The signals in microseismic monitoring that are recorded by surface or near-surface array typically have rather low amplitudes buried in noise and interference require sophisticated method to provide optimal processing. The goal of this project is to develop novel efficient and reliable microseismic monitoring schemes, such as event detection algorithms, location algorithms, and hopefully moment tensor inversion. From an application’s point of view, the newly developed algorithms and some necessary simulations are planned to be programmed.

Microseismic event enhancement and detection in sensor arrays

Passive microseismic data are commonly buried in noise, which presents a significant challenge in microseismic data analysis and event detection. One of the ongoing topics is to provide efficient and robust algorithms for the microseismic event detection and denoising. Practically, we consider the situation where a sensor array (downhole or on the surface) provides multiple traces that each contain an arrival from the event. We have proposed an autocorrelation-based method that designs a denoising filter in the frequency domain which is then applied to all the traces to make the event detection easier. This approach uses stacking of the autocorrelation functions, which works well because the autocorrelations of all the traces are centered at zero in the lag domain. Thus, it does not suffer the usual drawback of stacking where the time offsets among traces must be known. The performance of the method is studied with respect to the number of traces, the noise level, as well as the spectra of the wavelet and the noise.
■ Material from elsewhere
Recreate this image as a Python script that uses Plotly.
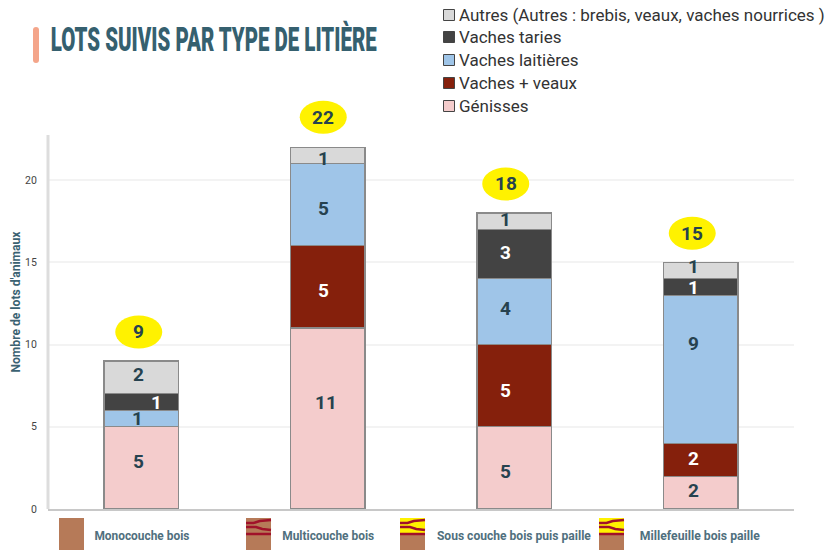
import plotly.graph_objects as go

W, H = 836, 551
L, R, T, B = 48, 42, 95, 42

litieres = ["Monocouche bois", "Multicouche bois", "Sous couche bois puis paille", "Millefeuille bois paille"]
genisses = [5, 11, 5, 2]
vaches_veaux = [0, 5, 5, 2]
vaches_laitieres = [1, 5, 4, 9]
vaches_taries = [1, 0, 3, 1]
autres = [2, 1, 1, 1]

series = [
    ("Génisses", genisses, "#f4cccc"),
    ("Vaches + veaux", vaches_veaux, "#85200c"),
    ("Vaches laitières", vaches_laitieres, "#9fc5e8"),
    ("Vaches taries", vaches_taries, "#434343"),
    ("Autres (Autres : brebis, veaux, vaches nourrices )", autres, "#d9d9d9"),
]
# Hand placement of the value labels in the original (pixels from the segment centre)
label_dx = [[-2.5, -1.5, -8.5, -7.5], [0, -4.5, -8.5, -7.5], [-3.5, -4.5, -8.5, -7.5], [15.5, 0, -8.5, -7.5], [-2.5, -4.5, -8.5, -7.5]]
label_dy = [[6, 16.5, -4, 2.5], [0, -4, -5, 1.5], [0, -4, 3, 26], [0, 0, 2, -1], [3, -3, 2, 4]]
badge_dx = [-2.5, -4.5, -8.5, -8.5]
badge_dy = [29, 30, 29, 29]

DARK = "#26424f"
TEAL = "#3b6272"
WOOD = "#b67a58"
STRAW = "#fff200"
RED = "#a0122a"


def px(x):
    return (x - L) / (W - L - R)


def py(y):
    return 1 - (y - T) / (H - T - B)


fig = go.Figure()
annotations = []
shapes = []

for name, values, color in series:
    fig.add_trace(go.Bar(
        x=litieres, y=values, name=name, width=0.4,
        marker=dict(color=color, line=dict(color="#8a8a8a", width=1.2)),
        showlegend=False, hoverinfo="x+y+name",
    ))

# Segment value labels and total badges
for i, lit in enumerate(litieres):
    base = 0
    for s, (name, values, color) in enumerate(series):
        v = values[i]
        if v:
            annotations.append(dict(
                x=lit, y=base + v / 2, xref="x", yref="y", text=str(v), showarrow=False,
                font=dict(family="Roboto", size=19, color="#ffffff" if color in ("#434343", "#85200c") else DARK, weight=700),
                xshift=label_dx[s][i], yshift=label_dy[s][i],
            ))
        base += v
    total = base
    dx, dy = badge_dx[i], badge_dy[i]
    shapes.append(dict(
        type="circle", xref="x", yref="y", xsizemode="pixel", ysizemode="pixel",
        xanchor=lit, yanchor=total, x0=dx - 23.5, x1=dx + 23.5, y0=dy - 16.5, y1=dy + 16.5,
        fillcolor=STRAW, line=dict(width=0), layer="above",
    ))
    annotations.append(dict(
        x=lit, y=total, xref="x", yref="y", text=str(total), showarrow=False, xshift=dx, yshift=dy,
        font=dict(family="Roboto", size=19, color=DARK, weight=700),
    ))

# Y axis line, stopping below the top of the enlarged plot area
shapes.append(dict(type="line", xref="paper", yref="y", x0=0, x1=0, y0=0, y1=22.74,
                   line=dict(color="#dddddd", width=3)))

# Title
annotations.append(dict(
    x=px(213), y=py(39), xref="paper", yref="paper", xanchor="center", yanchor="middle", showarrow=False,
    text="LOTS SUIVIS PAR TYPE DE LITIÈRE",
    font=dict(family="Roboto", size=33, color="#35606f", weight=900),
))
x0, x1, y0, y1 = px(33), px(39), py(27), py(63)
rx, ry = 3 / (W - L - R), 3 / (H - T - B)
shapes.append(dict(
    type="path", xref="paper", yref="paper", fillcolor="#f4a58a", line=dict(width=0),
    path=f"M{x0},{y0 - ry} Q{x0},{y0} {x0 + rx},{y0} L{x1 - rx},{y0} Q{x1},{y0} {x1},{y0 - ry} "
         f"L{x1},{y1 + ry} Q{x1},{y1} {x1 - rx},{y1} L{x0 + rx},{y1} Q{x0},{y1} {x0},{y1 + ry} Z",
))

# Top legend
legend_y = [15, 37, 60, 83, 106]
for (name, values, color), ly in zip(reversed(series), legend_y):
    shapes.append(dict(
        type="rect", xref="paper", yref="paper", x0=px(443.5), x1=px(454.5), y0=py(ly + 5.5), y1=py(ly - 5.5),
        fillcolor=color, line=dict(color="#444444", width=1),
    ))
    annotations.append(dict(
        x=px(457), y=py(ly), xref="paper", yref="paper", xanchor="left", yanchor="middle", showarrow=False,
        text=name, font=dict(family="Roboto", size=17, color="#333333"),
    ))

# Bottom litter legend
swatches = [(59, 84, 0), (246, 271, 1), (400, 425, 2), (599, 624, 2)]
label_centre = [141.5, 328, 514, 700]
for (sx0, sx1, kind), lx, lit in zip(swatches, label_centre, litieres):
    ytop, ybot = 518, 550
    shapes.append(dict(type="rect", xref="paper", yref="paper", x0=px(sx0), x1=px(sx1), y0=py(ybot), y1=py(ytop),
                       fillcolor=WOOD, line=dict(width=0)))
    if kind == 2:
        shapes.append(dict(type="rect", xref="paper", yref="paper", x0=px(sx0), x1=px(sx1), y0=py(534), y1=py(ytop),
                           fillcolor=STRAW, line=dict(width=0)))
    if kind >= 1:
        for pts in ([(0, 523), (.3, 523), (.55, 521), (1, 520)],
                    [(0, 527), (.4, 527), (.65, 529), (1, 530)],
                    [(0, 534), (1, 534)]):
            d = "M" + " L".join(f"{px(sx0 + a * (sx1 - sx0))},{py(b)}" for a, b in pts)
            shapes.append(dict(type="path", xref="paper", yref="paper", path=d, line=dict(color=RED, width=2.5)))
    annotations.append(dict(
        x=px(lx), y=py(535), xref="paper", yref="paper", xanchor="center", yanchor="middle", showarrow=False,
        text=lit, font=dict(family="Roboto", size=13, color="#50707e", weight=700),
    ))

fig.update_layout(
    width=W, height=H, barmode="stack", bargap=0.6,
    margin=dict(l=L, r=R, t=T, b=B, autoexpand=False),
    paper_bgcolor="#ffffff", plot_bgcolor="#ffffff",
    annotations=annotations, shapes=shapes,
    xaxis=dict(showticklabels=False, showgrid=False, ticks="", showline=True, linecolor="#c8c8c8", linewidth=2,
               zeroline=False, categoryorder="array", categoryarray=litieres),
    yaxis=dict(range=[0, 25.17], tickvals=[0, 5, 10, 15, 20], gridcolor="#f3f3f3", gridwidth=2,
               showline=False, zeroline=False, ticks="outside", ticklen=8, tickcolor="#ffffff",
               tickfont=dict(family="Roboto", size=10.5, color="#444444"),
               title=dict(text="Nombre de lots d'animaux", standoff=1,
                          font=dict(family="Roboto", size=12, color=TEAL, weight=700))),
)

post = """
document.body.style.margin = '0';
var narrow = {'LOTS SUIVIS PAR TYPE DE LITIÈRE': 326, 'Monocouche bois': 95, 'Multicouche bois': 92,
              'Sous couche bois puis paille': 154, 'Millefeuille bois paille': 120, "Nombre de lots d'animaux": 141};
document.querySelectorAll('svg text').forEach(function (t) {
  var w = narrow[t.textContent];
  if (w) { t.setAttribute('textLength', w); t.setAttribute('lengthAdjust', 'spacingAndGlyphs'); }
});
"""
fig.write_html("out.html", post_script=post, config={"displayModeBar": False})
The simplicity and robustness of this method is validated with synthetic and field datasets. In Figure 1, we show the original data (only showing 14 traces out of 200), noisy data after adding Gaussian noise, and the denoised results.


Sparse-promoting full waveform inversion based online orthogonal dictionary learning

NOTE: this work is conducted by Lingchen Zhu in our group.

dictionary learning

During the latter half of 2015, we proposed a new Full Waveform Inversion (FWI) method based on the dictionary-learning method and submitted two papers. One is accepted by International Conference on Acoustics, Speech and Signal Processing (ICASSP) 2016 in Shanghai, China and another one is pending review in Geophysics.

FWI delivers high-resolution subsurface geophysical models by iteratively minimizing the least-squares misfit between the observed and simulated seismic data. Due to the limited accuracy of the starting model and the inconsistency of the seismic waveform data, the FWI problem is inherently ill-posed, so that regularization techniques are typically applied to obtain better models. FWI is also a computationally expensive problem because modern seismic surveys cover very large areas of interest and collect massive volumes of data. The dimensionality of the problem and the heterogeneity of the medium both stress the need for faster algorithms and sparse regularization techniques to accelerate and improve imaging results.


Our method reaches these goals by developing a compressive sensing approach for the FWI problem, where the sparsity of model perturbations is exploited within learned dictionaries. Dictionaries are updated iteratively to adapt to dynamic model perturbations. Meanwhile, the dictionaries are kept orthonormal in order to maintain the corresponding transform in a fast and compact manner without introducing extra computational overhead to FWI. Such a sparsity regularization on model perturbations enables us to take randomly subsampled data for computation and thus significantly reduce the cost.